While TG improved the performance in both content and organization, it appears that the intervention was more effective for organization (organization: d = 2.43; content: d = 2.21). Understandably, it is relatively easy for students to improve organization of writing, especially the macrostructure and cohesion. They only needed to follow the “introduction-body-conclusion” format to structure their writing and add conjunctions such as “moreover”, “in addition”, and “although” to realize cohesion. Furthermore, the macrostructure of writing and the devices to achieve cohesion do not vary with topics. In this situation, the participants had opportunities to transfer the knowledge they have learnt from feedback on organization to new writing tasks. In contrast, generating and developing ideas are more taxing (Faigley & Witte, 1981), which would rely on L2 learners’ personal topic knowledge. Thus, it consumes L2 learners’ more cognitive resources to improve the content of writing.

In our study, TG participants experienced a notable improvement in vocabulary and language use. Regarding vocabulary, AWE feedback corrected errors in word choice and provided students with synonyms and collocations. In TG, students engaged with such feedback, which empowered them to improve lexical accuracy and variety (Xu & Zhang, 2022). For language use (i.e., grammar), it is unsurprising that TG and CG enhanced this aspect from the pretest to posttest, since both of them received much feedback on grammar. However, TG showed better performance than CG in language use. Unlike teacher feedback, Pigai not only provided students with corrections but also offered them metalinguistic explanations about them. The explanations may contribute to student engagement, prompting them to raise their awareness of rules and developing their explicit knowledge. Thus, the explanations facilitated the acquisition of grammar.

Our study found that the AWE-teacher integrated feedback prompted L2 learners’ engagement and the enhanced engagement improved their writing performance. Such results were related to the characteristics of feedback. First, in the integrated feedback context, AWE feedback corrected students’ errors in language, which prompted teachers to liberate themselves from giving such feedback and to focus on global aspects of writing. Thus, students can receive local and global feedback from different sources at different stages. Second, such feedback helped L2 learners realize the importance of revision. In L2 writing classrooms, teachers tend to employ a product-oriented writing approach in which revision is underplayed (Zhang, 2022; Zhang & Cheng, 2021). The integration of AWE feedback and teacher feedback established a writing-feedback-revision process, where students needed to revise their writing after AWE and teacher feedback and generated multiple drafts. Through this experience, L2 learners may abandon their previous belief that writing was a one-shot task (Zhang & Hyland, 2022). Third, the addition of AWE feedback into traditional teacher feedback brings something new to classroom pedagogy. The integrated model involved human–machine interaction and wider readership (teacher and machine), which may afford L2 learners new and fresh experiences. With the experiences, they may arouse students’ motivation and agency to take up and use feedback, which could facilitate their learning of writing. Based on these features, AWE-teacher integrated feedback is a promising pedagogical approach. For one thing, it is effective in terms of promoting L2 learners’ engagement and their writing performance. For another, it is helpful for teachers, since it reduces teachers’ burden of giving feedback.

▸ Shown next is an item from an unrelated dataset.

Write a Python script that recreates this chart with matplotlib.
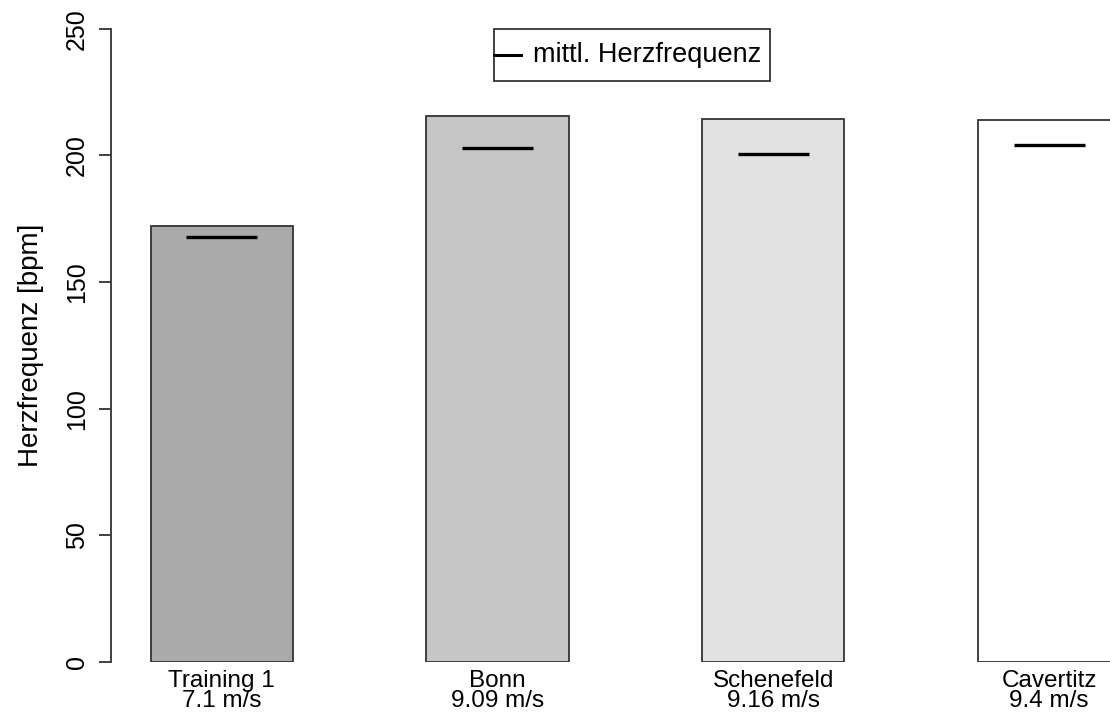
import matplotlib
matplotlib.use("Agg")
from matplotlib import pyplot as plt
from matplotlib.patches import Rectangle

plt.rcParams['font.family'] = ['Liberation Sans', 'DejaVu Sans']

orte = ["Training 1", "Bonn", "Schenefeld", "Cavertitz"]
tempo = ["7.1 m/s", "9.09 m/s", "9.16 m/s", "9.4 m/s"]
max_hf = [172.2, 215.7, 214.4, 214.0]
mittl_hf = [167.9, 202.9, 200.4, 204.2]
farben = ["#aaaaaa", "#c6c6c6", "#e2e2e2", "#ffffff"]

fig = plt.figure(figsize=(11.1, 7.17), dpi=100)
# Achse reicht etwas ueber den rechten Rand hinaus (letzter Balken abgeschnitten)
ax = fig.add_axes([111 / 1110, 55 / 717, 1030 / 1110, 633.3 / 717])

xs = list(range(len(orte)))
breite = 0.515
ax.bar(xs, max_hf, width=breite, color=farben, edgecolor="#333333", linewidth=1.3)
for x, m in zip(xs, mittl_hf):
    ax.plot([x - breite / 4, x + breite / 4], [m, m], color="black", lw=2.4, solid_capstyle="butt")

px = 275.8  # Pixel pro Balkenabstand
ax.set_xlim((111 - 221.7) / px, (1141 - 221.7) / px)
ax.set_ylim(0, 250)
for s in ["top", "right", "bottom"]:
    ax.spines[s].set_visible(False)
ax.spines["left"].set_linewidth(1.3)
ax.spines["left"].set_color("#333333")
ax.set_xticks([])
ax.set_yticks([0, 50, 100, 150, 200, 250])
ax.tick_params(axis="y", length=9, width=1.3, color="#333333", pad=7, labelsize=18)
for lab in ax.get_yticklabels():
    lab.set_rotation(90)
    lab.set_va("center")

trans = ax.get_xaxis_transform()
for x, o, t in zip(xs, orte, tempo):
    ax.text(x, -0.012, o + "\n" + t, transform=trans, ha="center", va="top",
            fontsize=17.5, linespacing=0.92)

fig.text(31 / 1110, 1 - 345 / 717, "Herzfrequenz [bpm]", rotation=90,
         ha="center", va="center", fontsize=20)

# Legende wie in R: Linie beginnt direkt am Rahmen
W = 1030
lx0, lx1 = (494 - 111) / W, (770 - 111) / W
ly0, ly1 = 1 - (81 - 28.7) / 633.3, 1.0
ax.add_patch(Rectangle((lx0, ly0), lx1 - lx0, ly1 - ly0, transform=ax.transAxes,
                       facecolor="white", edgecolor="#333333", lw=1.3, clip_on=False))
ym = (ly0 + ly1) / 2
ax.plot([lx0, (521 - 111) / W], [ym, ym], transform=ax.transAxes, color="black",
        lw=2.2, clip_on=False)
ax.text((533 - 111) / W, ym, "mittl. Herzfrequenz", transform=ax.transAxes,
        ha="left", va="center", fontsize=19.5)

fig.savefig("out.png", dpi=100)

Limitations and Implications

Unsurprisingly, this study is not without limitations. First, due to the practical constraints, our study recruited English major students as the participants. It was understandable that English majors might have more extensive training in writing and greater familiarity with English and that there were much more female participants than male ones. The participants’ characteristics might have, to some extent, influenced the results of our study. Another limitation was that we only used self-reported data to explore L2 learners’ behavioral engagement with feedback, which did not realize data triangulation. As a result, future studies need to employ students’ writing samples and stimulated recall interviews to gather different sources of data to have a deepened insight into their behavioral engagement.

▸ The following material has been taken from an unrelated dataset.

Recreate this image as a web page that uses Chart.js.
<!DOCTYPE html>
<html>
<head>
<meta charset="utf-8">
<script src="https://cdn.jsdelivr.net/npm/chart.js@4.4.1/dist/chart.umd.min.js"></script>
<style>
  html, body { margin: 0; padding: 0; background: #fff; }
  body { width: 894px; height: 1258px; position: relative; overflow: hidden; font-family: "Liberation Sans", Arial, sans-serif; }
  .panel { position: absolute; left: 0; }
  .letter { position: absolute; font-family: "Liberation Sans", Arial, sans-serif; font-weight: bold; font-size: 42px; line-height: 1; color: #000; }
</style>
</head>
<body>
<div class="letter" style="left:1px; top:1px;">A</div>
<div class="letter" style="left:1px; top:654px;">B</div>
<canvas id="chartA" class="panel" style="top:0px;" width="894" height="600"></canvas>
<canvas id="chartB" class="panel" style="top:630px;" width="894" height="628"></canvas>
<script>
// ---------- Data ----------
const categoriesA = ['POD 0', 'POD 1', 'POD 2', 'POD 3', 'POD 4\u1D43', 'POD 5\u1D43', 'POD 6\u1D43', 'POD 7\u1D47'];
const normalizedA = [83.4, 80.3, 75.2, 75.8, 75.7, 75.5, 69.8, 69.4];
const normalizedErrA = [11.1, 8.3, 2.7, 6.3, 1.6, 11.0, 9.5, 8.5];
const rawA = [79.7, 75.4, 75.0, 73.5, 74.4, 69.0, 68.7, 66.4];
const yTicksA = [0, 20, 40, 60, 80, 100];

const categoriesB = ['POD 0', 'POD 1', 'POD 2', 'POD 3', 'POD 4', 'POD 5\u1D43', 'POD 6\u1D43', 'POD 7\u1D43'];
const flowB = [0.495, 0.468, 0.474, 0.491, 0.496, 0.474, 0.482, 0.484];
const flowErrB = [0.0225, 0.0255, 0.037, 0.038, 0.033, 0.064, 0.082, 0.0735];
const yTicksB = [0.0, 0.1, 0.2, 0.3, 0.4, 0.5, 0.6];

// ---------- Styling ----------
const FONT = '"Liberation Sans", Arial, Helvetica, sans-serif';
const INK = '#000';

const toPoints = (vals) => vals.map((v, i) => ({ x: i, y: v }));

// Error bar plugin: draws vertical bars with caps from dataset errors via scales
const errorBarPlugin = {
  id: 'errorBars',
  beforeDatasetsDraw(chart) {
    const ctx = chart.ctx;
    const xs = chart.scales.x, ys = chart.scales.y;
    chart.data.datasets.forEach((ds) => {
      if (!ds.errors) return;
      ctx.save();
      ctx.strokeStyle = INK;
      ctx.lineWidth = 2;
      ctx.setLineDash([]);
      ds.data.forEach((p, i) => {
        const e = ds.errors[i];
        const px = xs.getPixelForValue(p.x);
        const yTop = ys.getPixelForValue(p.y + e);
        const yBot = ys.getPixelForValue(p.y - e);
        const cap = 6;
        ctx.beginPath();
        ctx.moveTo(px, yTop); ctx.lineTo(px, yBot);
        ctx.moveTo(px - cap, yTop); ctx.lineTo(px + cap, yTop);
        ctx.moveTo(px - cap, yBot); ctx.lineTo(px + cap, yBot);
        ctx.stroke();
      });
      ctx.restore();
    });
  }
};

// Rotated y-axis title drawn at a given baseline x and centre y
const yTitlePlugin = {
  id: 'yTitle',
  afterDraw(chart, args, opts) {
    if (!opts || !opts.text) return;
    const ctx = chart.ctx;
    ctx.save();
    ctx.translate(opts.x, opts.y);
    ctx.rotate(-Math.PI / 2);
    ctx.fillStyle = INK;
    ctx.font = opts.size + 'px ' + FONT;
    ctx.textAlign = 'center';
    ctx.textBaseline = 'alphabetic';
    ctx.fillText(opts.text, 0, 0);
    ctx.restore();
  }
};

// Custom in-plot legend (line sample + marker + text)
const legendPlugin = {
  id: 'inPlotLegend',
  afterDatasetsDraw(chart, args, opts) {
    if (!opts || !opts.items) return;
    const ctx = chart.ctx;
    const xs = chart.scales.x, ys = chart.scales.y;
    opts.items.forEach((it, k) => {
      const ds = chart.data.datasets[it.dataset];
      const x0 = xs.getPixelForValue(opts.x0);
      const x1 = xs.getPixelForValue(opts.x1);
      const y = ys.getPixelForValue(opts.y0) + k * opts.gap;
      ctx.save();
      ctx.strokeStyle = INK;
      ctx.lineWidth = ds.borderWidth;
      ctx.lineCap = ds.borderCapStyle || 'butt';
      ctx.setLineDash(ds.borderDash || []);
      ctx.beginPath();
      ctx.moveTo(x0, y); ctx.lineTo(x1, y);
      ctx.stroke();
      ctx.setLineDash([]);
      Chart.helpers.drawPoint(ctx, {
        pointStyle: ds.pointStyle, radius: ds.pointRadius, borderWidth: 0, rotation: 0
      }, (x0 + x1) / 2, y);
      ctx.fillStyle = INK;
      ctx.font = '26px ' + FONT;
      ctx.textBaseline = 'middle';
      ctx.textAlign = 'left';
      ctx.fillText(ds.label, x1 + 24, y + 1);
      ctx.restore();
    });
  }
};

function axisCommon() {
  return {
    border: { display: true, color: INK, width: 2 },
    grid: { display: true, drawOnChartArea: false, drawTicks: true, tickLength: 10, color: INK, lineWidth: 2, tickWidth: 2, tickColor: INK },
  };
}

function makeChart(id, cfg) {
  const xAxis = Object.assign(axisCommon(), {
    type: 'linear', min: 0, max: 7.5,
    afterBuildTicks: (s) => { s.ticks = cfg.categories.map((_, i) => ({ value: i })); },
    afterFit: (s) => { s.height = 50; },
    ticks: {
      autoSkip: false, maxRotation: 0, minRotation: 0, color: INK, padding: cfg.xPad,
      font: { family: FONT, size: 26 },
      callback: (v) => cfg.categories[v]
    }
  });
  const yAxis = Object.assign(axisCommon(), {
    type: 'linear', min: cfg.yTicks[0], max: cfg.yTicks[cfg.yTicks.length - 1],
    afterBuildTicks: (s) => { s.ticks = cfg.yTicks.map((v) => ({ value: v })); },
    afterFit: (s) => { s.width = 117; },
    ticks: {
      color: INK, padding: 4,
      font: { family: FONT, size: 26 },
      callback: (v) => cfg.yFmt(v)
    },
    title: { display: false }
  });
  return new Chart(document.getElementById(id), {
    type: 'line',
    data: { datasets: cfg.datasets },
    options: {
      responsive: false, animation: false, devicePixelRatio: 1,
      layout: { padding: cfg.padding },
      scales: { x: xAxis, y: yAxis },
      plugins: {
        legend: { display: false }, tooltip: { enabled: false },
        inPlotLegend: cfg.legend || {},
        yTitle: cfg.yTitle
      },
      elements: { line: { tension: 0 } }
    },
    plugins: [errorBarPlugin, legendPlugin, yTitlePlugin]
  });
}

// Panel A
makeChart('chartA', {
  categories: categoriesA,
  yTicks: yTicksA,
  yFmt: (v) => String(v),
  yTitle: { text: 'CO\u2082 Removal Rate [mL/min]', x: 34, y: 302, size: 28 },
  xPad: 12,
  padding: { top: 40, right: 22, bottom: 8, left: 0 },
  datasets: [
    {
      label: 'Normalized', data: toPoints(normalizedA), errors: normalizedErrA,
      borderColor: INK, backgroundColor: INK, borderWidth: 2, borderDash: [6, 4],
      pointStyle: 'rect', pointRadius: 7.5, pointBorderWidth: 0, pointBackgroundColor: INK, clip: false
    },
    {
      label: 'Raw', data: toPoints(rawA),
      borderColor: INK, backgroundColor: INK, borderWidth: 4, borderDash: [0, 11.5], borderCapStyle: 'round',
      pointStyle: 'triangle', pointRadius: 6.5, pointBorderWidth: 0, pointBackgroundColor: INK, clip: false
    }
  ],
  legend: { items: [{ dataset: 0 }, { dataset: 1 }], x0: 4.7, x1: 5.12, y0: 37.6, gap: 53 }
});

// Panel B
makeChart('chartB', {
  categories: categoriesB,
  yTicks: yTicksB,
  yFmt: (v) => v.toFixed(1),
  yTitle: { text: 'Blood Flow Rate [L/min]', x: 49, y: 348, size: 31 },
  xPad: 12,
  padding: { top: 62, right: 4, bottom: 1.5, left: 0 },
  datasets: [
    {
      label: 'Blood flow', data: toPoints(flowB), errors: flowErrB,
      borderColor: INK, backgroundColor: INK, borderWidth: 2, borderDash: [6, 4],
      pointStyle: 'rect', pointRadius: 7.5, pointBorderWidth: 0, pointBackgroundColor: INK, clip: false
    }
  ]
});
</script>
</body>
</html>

Despite the limitations, our study documented the great potential of AWE-teacher integrated feedback, so teachers can apply this new feedback mode in technology-empowered teaching contexts, innovating L2 teachers’ feedback practices and refreshing L2 learners’ feedback experiences. In this mode, AWE feedback addresses students’ linguistic errors, while teacher feedback focuses on global issues. Doing so, for one thing, can reduce L2 teachers’ heavy burden of providing feedback and increase their efficiency of feedback provision. For another, it enables L2 learners to receive feedback on both local and global aspects of writing, which could contribute to students' deep engagement and overall L2 writing proficiency. This means that the integrated feedback produces a positive synergy and can augment the advantages of AWE feedback and teacher feedback, prompting students to benefit from feedback greatly.

To facilitate the use of the integrated feedback, several recommendations can be provided to improve the pedagogical value of such feedback. First, given that AWE feedback has several pitfalls such as fallibility and one-size-fits-all, L2 teachers should inform their students of these limitations so that the students can avoid over-reliance on AWE feedback. Instead, L2 learners need to hold a critical attitude towards AWE feedback in this integrated mode, exerting agency to examine whether the AWE feedback was appropriate carefully in uptake of the feedback.

Moreover, since the mode combines AWE feedback and teacher feedback, L2 learners receive a larger amount of feedback than any single one source. In this situation, it is necessary and essential for L2 instructors to teach their students how to take advantage of the feedback and make revisions. Specifically, teachers can teach their students some cognitive and metacognitive strategies to promote their revisions, including how to plan their revision procedures, how to determine the revision focus, and how to monitor their revisions. Additionally, teachers can ask the students who do well in revision to share their experiences of addressing feedback such as what resources they employ to process feedback and how they use these resources to deal with those challenging feedback. With teachers’ instruction and peers’ experiences, L2 learners have opportunities to understand how to address the feedback from different sources more effectively and efficiently, by which they could use the feedback to inform their subsequent learning.